“Dedicated to,” according to its mission statement, “collecting, conserving, and sharing the heritage of African-American firefighters through collaboration and education,” the African-American Firefighter Museum is the sole free-standing African-American firefighter museum in the U.S. With its collection of historic firefighting equipment, photos, and a large variety of other firefighting memorabilia and artifacts, the museum tells the tale of African-American firefighters who have been serving in Los Angeles for well over 100 years.
The museum is housed in a two-story fire station, FS #30, located across the street from the historic Coca-Cola building on South Central Avenue. From 1924 to 1955, the historic FS #30 was one of two segregated hire houses in the city of angels. One of the museum’s most beloved volunteers, Arnett Hartsfield, was a city firefighter in the 1940s and 50s and helped current firefighters and visitors to the museum understand the battle that he, a USC law school graduate, and his colleagues fought as they worked to integrate the Los Angeles Fire Department. Hartsfield volunteered at the museum up until his death in 2014.

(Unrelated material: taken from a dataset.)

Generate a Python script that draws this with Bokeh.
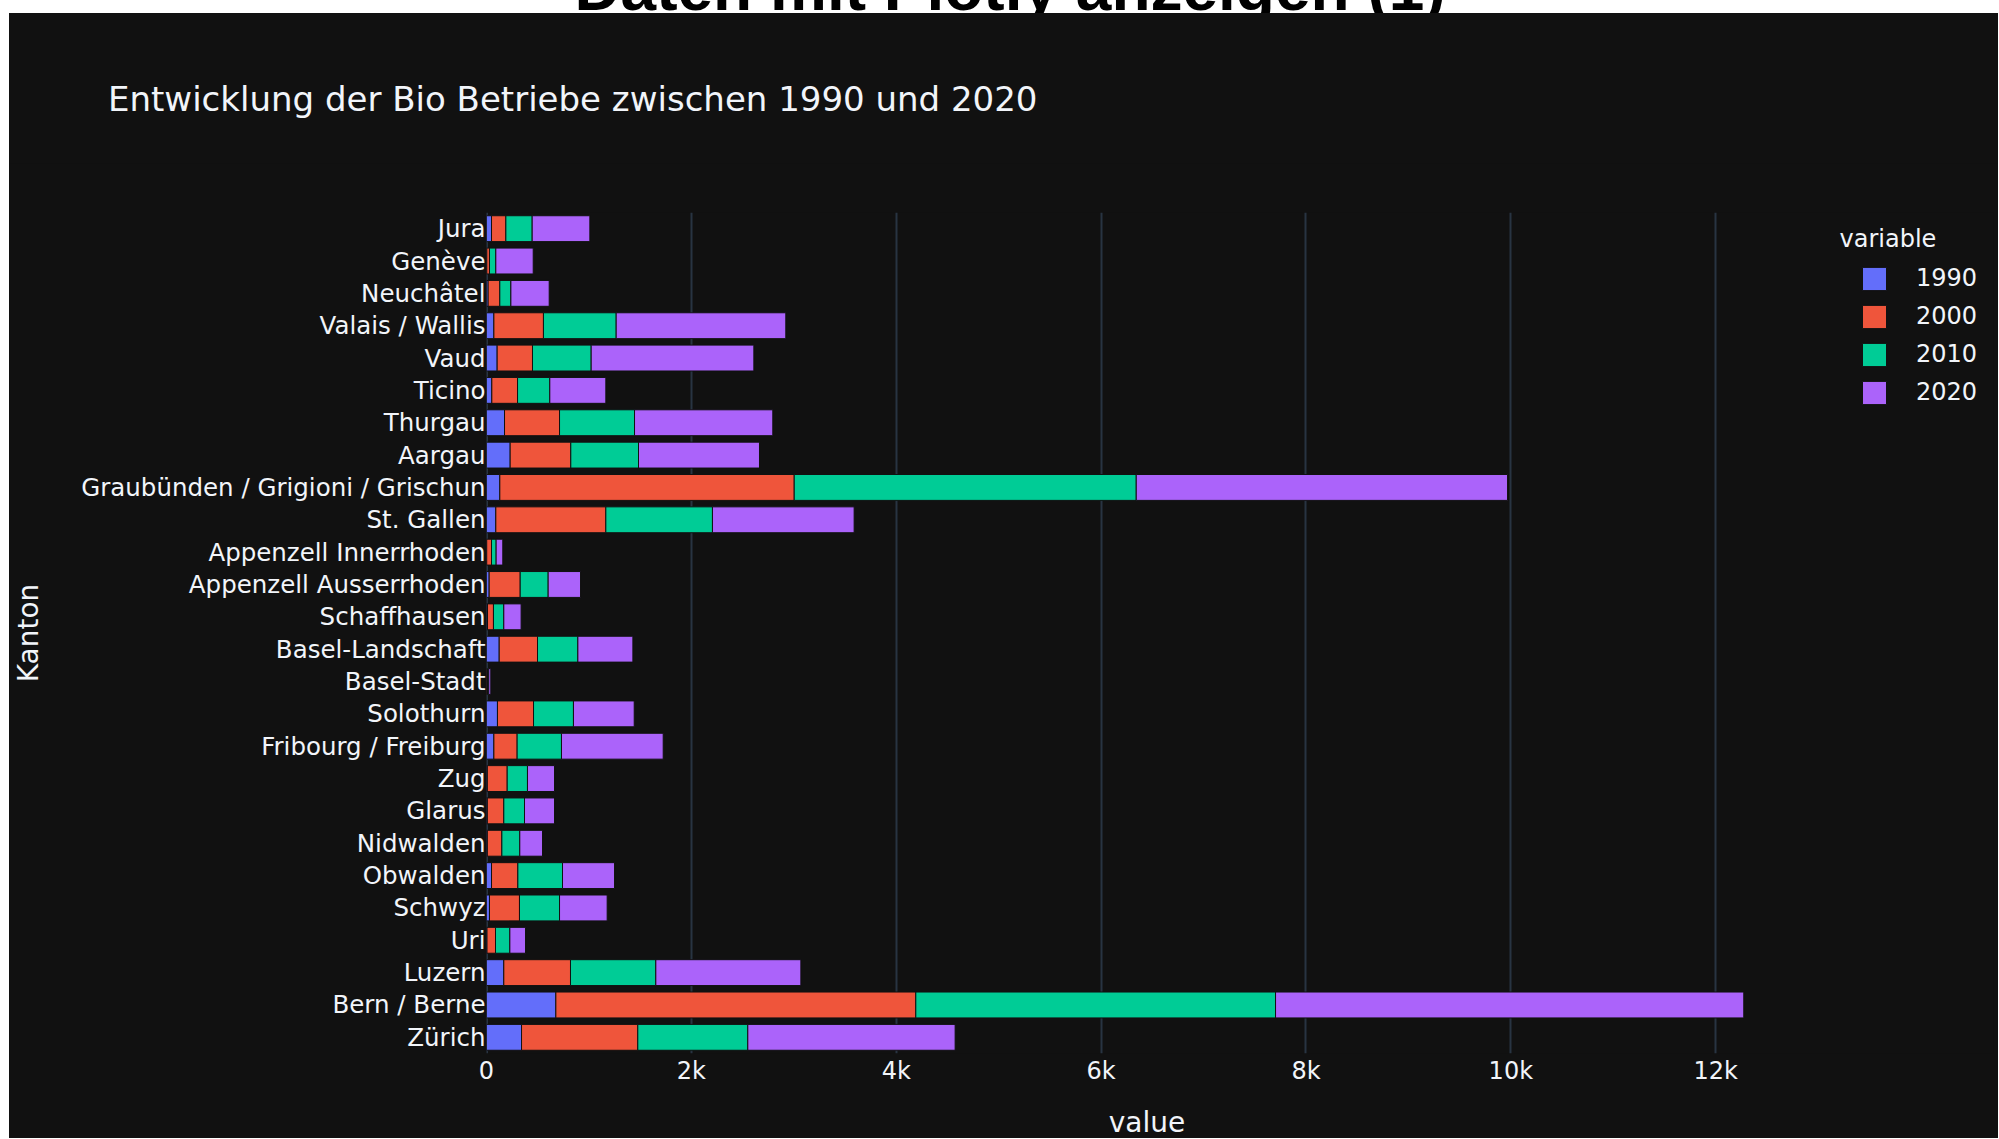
from bokeh.plotting import figure
from bokeh.models import (FactorRange, Range1d, FixedTicker, Span, Div, Label,
                          ColumnDataSource, Legend, LegendItem)
from bokeh.layouts import column
from bokeh.embed import file_html
from bokeh.resources import INLINE

# ---------------- data (bottom -> top, as in the chart) ----------------
kantone = [
    "Zürich", "Bern / Berne", "Luzern", "Uri", "Schwyz", "Obwalden",
    "Nidwalden", "Glarus", "Zug", "Fribourg / Freiburg", "Solothurn",
    "Basel-Stadt", "Basel-Landschaft", "Schaffhausen",
    "Appenzell Ausserrhoden", "Appenzell Innerrhoden", "St. Gallen",
    "Graubünden / Grigioni / Grischun", "Aargau", "Thurgau", "Ticino",
    "Vaud", "Valais / Wallis", "Neuchâtel", "Genève", "Jura",
]
v1990 = [342, 677, 169, 5, 29, 49, 8, 8, 8, 72, 107, 2, 124, 10, 26, 2,
         91, 130, 231, 176, 52, 104, 72, 16, 3, 49]
v2000 = [1135, 3514, 651, 83, 293, 257, 142, 161, 194, 227, 352, 8, 374, 58,
         303, 47, 1074, 2874, 592, 537, 251, 345, 484, 114, 26, 140]
v2010 = [1074, 3512, 833, 140, 391, 436, 175, 202, 198, 433, 390, 12, 394,
         101, 273, 45, 1041, 3339, 661, 732, 315, 573, 710, 108, 62, 257]
v2020 = [2024, 4571, 1416, 153, 465, 508, 222, 293, 264, 993, 593, 20, 537,
         169, 316, 65, 1383, 3625, 1181, 1350, 547, 1588, 1656, 374, 365, 563]
years = ["1990", "2000", "2010", "2020"]
colors = ["#636efa", "#EF553B", "#00cc96", "#ab63fa"]
x_ticks = [0, 2000, 4000, 6000, 8000, 10000, 12000]
x_tick_labels = ["0", "2k", "4k", "6k", "8k", "10k", "12k"]

title_text = "Entwicklung der Bio Betriebe zwischen 1990 und 2020"
header_text = "Daten mit Plotly anzeigen (1)"
legend_title = "variable"
x_title = "value"
y_title = "Kanton"

FONT = "DejaVu Sans"
TEXT = "#f2f5fa"
BG = "#111111"
GRID = "#283442"

src = ColumnDataSource(dict(kanton=kantone, **{"1990": v1990, "2000": v2000,
                                              "2010": v2010, "2020": v2020}))

PAGE_W = 1998
LEFT = 9
W = PAGE_W - LEFT
HEAD_H = 13
TITLE_H = 150
FIG_H = 935
VALUE_H = 40

p = figure(width=W, height=FIG_H,
           y_range=FactorRange(factors=kantone),
           x_range=Range1d(0, 14712),
           output_backend="svg", toolbar_location=None,
           min_border_left=477, min_border_right=5,
           min_border_top=49, min_border_bottom=45,
           background_fill_color=BG, border_fill_color=BG,
           margin=0, styles={"background-color": BG})
p.outline_line_color = None

p.add_layout(Span(location=0, dimension="height", line_color=GRID,
                  line_width=3, level="underlay"))

rs = p.hbar_stack(years, y="kanton", height=0.8, color=colors,
                  line_color=BG, line_width=1, source=src)

# axes
p.xaxis.ticker = FixedTicker(ticks=x_ticks)
p.xaxis.major_label_overrides = {t: l for t, l in zip(x_ticks, x_tick_labels)}
for ax in (p.xaxis[0], p.yaxis[0]):
    ax.axis_line_color = None
    ax.major_tick_line_color = None
    ax.minor_tick_line_color = None
    ax.major_label_text_font = FONT
    ax.major_label_text_font_size = "24px"
    ax.major_label_text_color = TEXT
    ax.axis_label_text_font = FONT
    ax.axis_label_text_font_size = "28px"
    ax.axis_label_text_font_style = "normal"
    ax.axis_label_text_color = TEXT
p.yaxis.major_label_text_font_size = "24.5px"
p.xaxis.major_label_standoff = -3
p.yaxis.major_label_standoff = -5
p.yaxis.axis_label = y_title
p.yaxis.axis_label_standoff = 33

p.xgrid.grid_line_color = GRID
p.xgrid.grid_line_width = 2
p.ygrid.grid_line_color = None

# legend (inside the wide frame, right of the bars)
lg = Legend(items=[LegendItem(label=y, renderers=[r]) for y, r in zip(years, rs)],
            location=(1373, 642),
            background_fill_alpha=0, border_line_color=None,
            padding=0, margin=0, spacing=0, label_height=38,
            glyph_height=29, glyph_width=30, label_standoff=27,
            label_text_font=FONT, label_text_font_size="24px",
            label_text_color=TEXT)
p.add_layout(lg)
p.add_layout(Label(x=1353, y=815, x_units="screen", y_units="screen",
                   text=legend_title, text_font=FONT, text_font_size="24px",
                   text_color=TEXT, text_baseline="alphabetic"))

header = Div(
    text=('<div style="position:relative;top:-44px;left:11px;width:1998px;'
          'text-align:center;font-family:\'Liberation Sans\';font-weight:bold;'
          'font-size:64px;line-height:64px;color:#000;white-space:nowrap">'
          + header_text + '</div>'),
    width=PAGE_W, height=HEAD_H, margin=0, styles={"overflow": "hidden"})

title_div = Div(
    text=('<div style="position:relative;width:%dpx;height:%dpx;'
          'background:#111111;overflow:hidden">'
          '<span style="position:absolute;left:99px;top:69px;'
          'font-family:\'DejaVu Sans\';font-size:34px;line-height:34px;'
          'color:#f2f5fa;white-space:nowrap">%s</span></div>')
         % (W, TITLE_H, title_text),
    width=W, height=TITLE_H, margin=0,
    styles={"background-color": BG, "overflow": "hidden"})

value_div = Div(
    text=('<div style="position:relative;width:%dpx;height:%dpx;'
          'background:#111111;overflow:hidden">'
          '<span style="position:absolute;left:1138px;top:11px;'
          'transform:translateX(-50%%);'
          'font-family:\'DejaVu Sans\';font-size:28px;line-height:28px;'
          'color:#f2f5fa;white-space:nowrap">%s</span></div>')
         % (W, VALUE_H, x_title),
    width=W, height=VALUE_H, margin=0,
    styles={"background-color": BG, "overflow": "hidden"})

inner = column(title_div, p, value_div, margin=(0, 0, 0, LEFT),
               styles={"background-color": BG})
layout = column(header, inner, margin=0)
open("out.html", "w").write(file_html(layout, INLINE))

The first floor of the African-American FIrefighter Museum houses the firefighting gear on display along with photos and stories of some of the city’s first African-American firefighters. The second floor houses a gallery that is loaded with historic photos, memorabilia, and artifacts. The museum is also home to a tribute to the firefighters who were killed during the 9/11 attack by Islamic fundamentalists on New York City’s two World Trade Center buildings.
Wholly supported and funded by volunteers, this non-profit organization is not only open to the public, it also supports a Junior Firefighter Youth Foundation that introduces the fire service community to middle and high school students in Los Angeles. Additionally, this program helps students understand local government and community service. Finally, the youth foundation also supports sending students to the Los Angeles Metro High School Academy.
When the museum opened in 1997, its founders believed that it marked the 100th anniversary of the first African-American firefighter working in the city. However, five years later, the Los Angeles Times discovered a document showing that at least one African-American firefighter, Sam Haskins, was hired by the city in 1892. Haskins was killed three years later while responding to a fire.